Encoded law is a formalized model of an interpretation, just like many other systems governments currently use to administer laws. We don’t promulgate tax forms.

If the legislatures decided to enact encoded legislation, totally different story. But that seems like a far-off fantasy.

As for the reasoning types, I am of two minds. Yes, we need different reasoning engines for different use cases. That is undoubtedly true, but the diagram doesn’t suggest otherwise. For any reasoner, and any encoding, and any use of that encoding, there will be a thin layer of data translation between the application and the reasoner.

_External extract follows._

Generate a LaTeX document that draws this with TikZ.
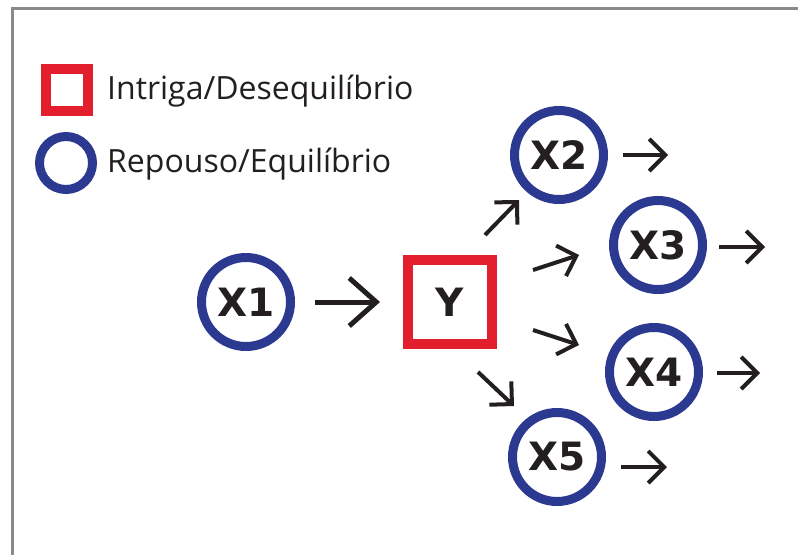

That said, the difference between admin and criminal law is not where the need for different reasoners will arise. That difference will be reflected in different encodings. They are different laws, that behave differently, and so the encodings should reflect that. The reasoner acts at a much lower level of semantics than that. There are no criminal law reasoners, or administrative law reasoners. The reasoners differ in terms of the semantics they implement, and their search algorithms. One reasoner may be well founded, another stable model semantics, another answer set programming, another lambda calculus with defaults, etc. You would choose among them for technical reasons, not legal ones. Criminal and administrative rules are at a higher level of abstraction, and would be expressed in the code, not the reasoner.

So we do need different reasoners, and we need to represent criminal and admin law differently, but we don’t need different reasoners because of the need to express criminal and admin law differently.

Also, criminal law is extremely vague, dependent on facts that it may be impossible to anticipate, such as evidence of motivation, and subject to strong disagreement as to the facts, their probativity, and their persuasiveness.

There are places that Rules as Code can help in criminal law, short-term, but coverting facts into liability conclusions is probably not among them.